ECE Guest Seminar Series

Representations vs Algorithms: Symbols and Geometry in Robotics

Prof. Nicholas Roy, MIT

Wednesday, February 26, 2020
Noon–1 p.m.

1400 Wegmans Hall

Abstract:

In the last few years, the ability for robots to understand and operate in the world around them has advanced considerably. Examples include the growing number of self-driving car systems, the considerable work in robot mapping, and the growing interest in home and service robots. However, one limitation is that robots most often reason and plan using very geometric models of the world, such as point features, dense occupancy grids and action cost maps. To be able to plan and reason over long length and timescales, as well as planning more complex missions, robots need to be able to reason about abstract concepts such as landmarks, segmented objects and tasks (among other representations).

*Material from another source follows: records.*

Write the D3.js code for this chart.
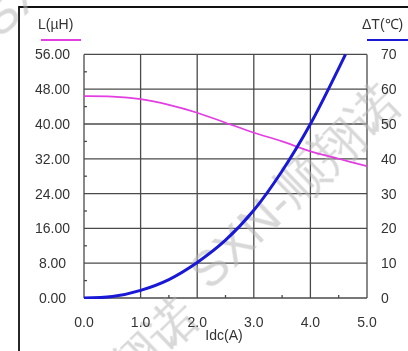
<!DOCTYPE html>
<html>
<head>
<meta charset="utf-8">
<script src="https://cdn.jsdelivr.net/npm/d3@7"></script>
<style>
  html, body { margin: 0; padding: 0; background: #fff; }
  svg { display: block; }
  text { font-family: 'Liberation Sans', Arial, sans-serif; }
</style>
</head>
<body>
<div id="chart"></div>
<script>
// Idc (A) -> inductance L (µH)
const currentA = [0, 0.5, 1, 1.5, 2, 2.5, 3, 3.5, 4, 4.5, 5];
const inductance = [46.4, 46.3, 45.7, 44.4, 42.6, 40.3, 38.0, 36.0, 33.7, 32.0, 30.3];

// Idc (A) -> temperature rise ΔT (°C)
const tempCurrent = [0, 0.5, 1, 1.5, 2, 2.5, 3, 3.5, 4, 4.5, 4.62];
const tempRise = [0, 0.4, 2.2, 5.3, 10.2, 16.6, 25.2, 36.5, 50.0, 66.0, 70.0];

const xTicks = [0, 1, 2, 3, 4, 5];
const leftTicks = [0, 8, 16, 24, 32, 40, 48, 56];
const rightTicks = [0, 10, 20, 30, 40, 50, 60, 70];
const watermark = 'SXN-顺翔诺';

const makePlot = () => {
  const container = d3.select('#chart');
  container.selectAll('*').remove();

  const size = { width: 408, height: 351 };
  const margin = {
    top: 54.4, right: 41, bottom: 53, left: 84,
  };

  const svg = container.append('svg')
    .attr('width', size.width)
    .attr('height', size.height);

  const x = d3.scaleLinear().domain([0, 5])
    .range([margin.left, size.width - margin.right]);
  const yL = d3.scaleLinear().domain([0, 56])
    .range([size.height - margin.bottom, margin.top]);
  const yT = d3.scaleLinear().domain([0, 70])
    .range([size.height - margin.bottom, margin.top]);

  const [x0, x1] = x.range();
  const [yb, yt] = yL.range();

  // outer frame (only left + top visible in the crop)
  svg.append('path')
    .attr('d', `M19,${size.height} V7 H${size.width}`)
    .attr('fill', 'none')
    .attr('stroke', '#111')
    .attr('stroke-width', 1.8);

  /**
   * grid
   */
  const grid = svg.append('g')
    .attr('stroke', '#4a4a4a')
    .attr('stroke-width', 1.3);

  grid.selectAll('.hg')
    .data(leftTicks)
    .enter()
    .append('line')
    .attr('x1', x0)
    .attr('x2', x1)
    .attr('y1', (d) => yL(d))
    .attr('y2', (d) => yL(d));

  grid.selectAll('.vg')
    .data(xTicks)
    .enter()
    .append('line')
    .attr('x1', (d) => x(d))
    .attr('x2', (d) => x(d))
    .attr('y1', yb)
    .attr('y2', yt);

  // minor ticks inside the plot
  const minorL = d3.range(4, 56, 8);
  grid.selectAll('.ml')
    .data(minorL)
    .enter()
    .append('line')
    .attr('x1', x0)
    .attr('x2', x0 + 3)
    .attr('y1', (d) => yL(d))
    .attr('y2', (d) => yL(d));

  const minorX = d3.range(0.5, 5, 1);
  grid.selectAll('.mx')
    .data(minorX)
    .enter()
    .append('line')
    .attr('x1', (d) => x(d))
    .attr('x2', (d) => x(d))
    .attr('y1', yb)
    .attr('y2', yb - 3);

  /**
   * watermark
   */
  const wm = svg.append('g')
    .style('font-family', "'Noto Sans CJK SC', sans-serif")
    .style('font-weight', 300)
    .style('font-size', '50px')
    .attr('fill', '#b8b8b8')
    .attr('opacity', 0.55);

  [[210, 292], [0, 40], [8, 506]].forEach(([wx, wy]) => {
    wm.append('text')
      .text(watermark)
      .attr('transform', `translate(${wx},${wy}) rotate(-44)`);
  });

  /**
   * curves
   */
  const lData = currentA.map((c, i) => [c, inductance[i]]);
  const tData = tempCurrent.map((c, i) => [c, tempRise[i]]);

  svg.append('clipPath').attr('id', 'plotClip')
    .append('rect')
    .attr('x', x0)
    .attr('y', yt - 1)
    .attr('width', x1 - x0)
    .attr('height', yb - yt + 2);

  const curves = svg.append('g').attr('clip-path', 'url(#plotClip)');

  curves.append('path')
    .datum(lData)
    .attr('fill', 'none')
    .attr('stroke', '#e23ee2')
    .attr('stroke-width', 1.7)
    .attr('d', d3.line().x((d) => x(d[0])).y((d) => yL(d[1])).curve(d3.curveCatmullRom.alpha(0.5)));

  curves.append('path')
    .datum(tData)
    .attr('fill', 'none')
    .attr('stroke', '#1818d6')
    .attr('stroke-width', 3)
    .attr('d', d3.line().x((d) => x(d[0])).y((d) => yT(d[1])).curve(d3.curveCatmullRom.alpha(0.5)));

  /**
   * labels
   */
  const labels = svg.append('g')
    .attr('fill', '#333')
    .style('font-size', '14px');

  labels.selectAll('.lt')
    .data(leftTicks)
    .enter()
    .append('text')
    .text((d) => d.toFixed(2))
    .attr('x', 52.5)
    .attr('y', (d) => yL(d) + 5)
    .attr('text-anchor', 'middle');

  labels.selectAll('.rt')
    .data(rightTicks)
    .enter()
    .append('text')
    .text((d) => d)
    .attr('x', 381)
    .attr('y', (d) => yT(d) + 5);

  labels.selectAll('.xt')
    .data(xTicks)
    .enter()
    .append('text')
    .text((d) => d.toFixed(1))
    .attr('x', (d) => x(d))
    .attr('y', 326.5)
    .attr('text-anchor', 'middle');

  labels.append('text')
    .text('Idc(A)')
    .attr('x', 224)
    .attr('y', 340)
    .attr('text-anchor', 'middle');

  // series titles with coloured underlines
  labels.append('text')
    .text('L(µH)')
    .attr('x', 38)
    .attr('y', 29);
  svg.append('line')
    .attr('x1', 41).attr('x2', 81)
    .attr('y1', 40).attr('y2', 40)
    .attr('stroke', '#e23ee2')
    .attr('stroke-width', 2);

  labels.append('text')
    .text('ΔT(℃)')
    .attr('x', 362)
    .attr('y', 29);
  svg.append('line')
    .attr('x1', 367).attr('x2', 408)
    .attr('y1', 40).attr('y2', 40)
    .attr('stroke', '#1818d6')
    .attr('stroke-width', 2);
};

makePlot();
</script>
</body>
</html>
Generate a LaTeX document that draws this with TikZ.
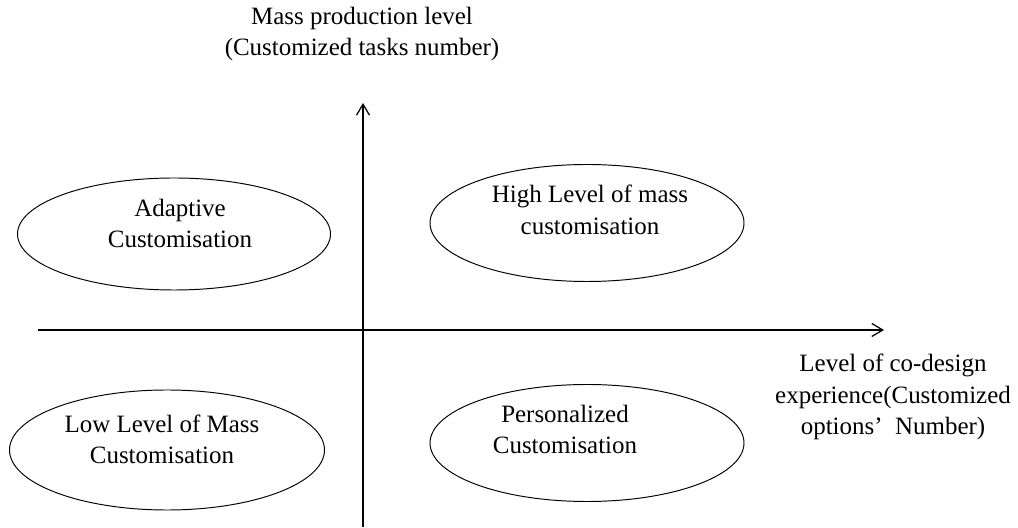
\documentclass[tikz,border=0pt]{standalone}
\usepackage{fontspec}
\setmainfont{Liberation Serif}
\usetikzlibrary{shapes.geometric,arrows.meta}

\begin{document}
\begin{tikzpicture}[
 quad/.style={draw,ellipse,line width=0.55pt,inner sep=0pt},
 txt/.style={align=center,font=\fontsize{14.2}{17.9}\selectfont},
 axis/.style={line width=0.7pt,-{Straight Barb[length=2.2mm,width=2.6mm]}}]
 \useasboundingbox (0,0) rectangle (20.36,10.54);
 % axes
 \coordinate (ybot) at (7.26,0);
 \coordinate (ytop) at (7.26,8.48);
 \coordinate (xlft) at (0.76,3.94);
 \coordinate (xrgt) at (17.68,3.94);
 \draw[axis](ybot)--(ytop);
 \draw[axis](xlft)--(xrgt);
 \node[txt] (ylab) at (7.24,9.86) {Mass production level\\(Customized tasks number)};
 \node[txt] (xlab) at (17.86,2.60) {Level of co-design\\experience(Customized\\options’\ \ Number)};
 % quadrants
 \node[quad,minimum width=6.26cm,minimum height=2.24cm] (adapt) at (3.48,5.86) {};
 \node[quad,minimum width=6.28cm,minimum height=2.34cm] (high) at (11.74,6.08) {};
 \node[quad,minimum width=6.30cm,minimum height=2.40cm] (low) at (3.34,1.54) {};
 \node[quad,minimum width=6.28cm,minimum height=2.34cm] (pers) at (11.74,1.68) {};
 \node[txt] (adapttxt) at (3.60,6.07) {Adaptive\\Customisation};
 \node[txt] (hightxt) at (11.80,6.34) {High Level of mass\\customisation};
 \node[txt] (lowtxt) at (3.24,1.75) {Low Level of Mass\\Customisation};
 \node[txt] (perstxt) at (11.30,1.95) {Personalized\\Customisation};
\end{tikzpicture}
\end{document}
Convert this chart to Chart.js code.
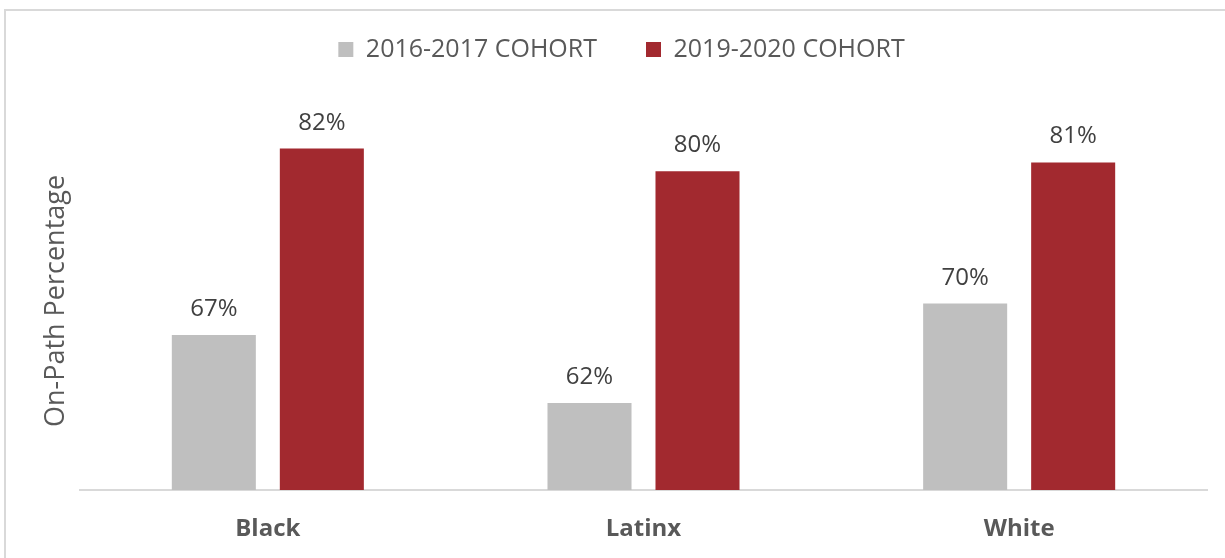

I will talk about recent work in joint reasoning about semantic representations and physical representations and what these joint representations mean for planning and decision making.

Bio:

Nicholas Roy is the Bisplinghoff Professor of Aeronautics & Astronautics and a member of the Computer Science and Artificial Intelligence Laboratory (CSAIL) at the Massachusetts Institute of Technology. He received his B.Sc. in Physics and Cognitive Science in 1995 and his M.Sc. in Computer Science in 1997, both from McGill University. He received his Ph. D. in Robotics from Carnegie Mellon University in 2003. He has made research contributions to planning under uncertainty, machine learning, human-computer interaction and aerial robotics. He founded and led Project Wing at Google [X] from 2012-2014, and is currently the director of the Bridge in MIT's Quest for Intelligence.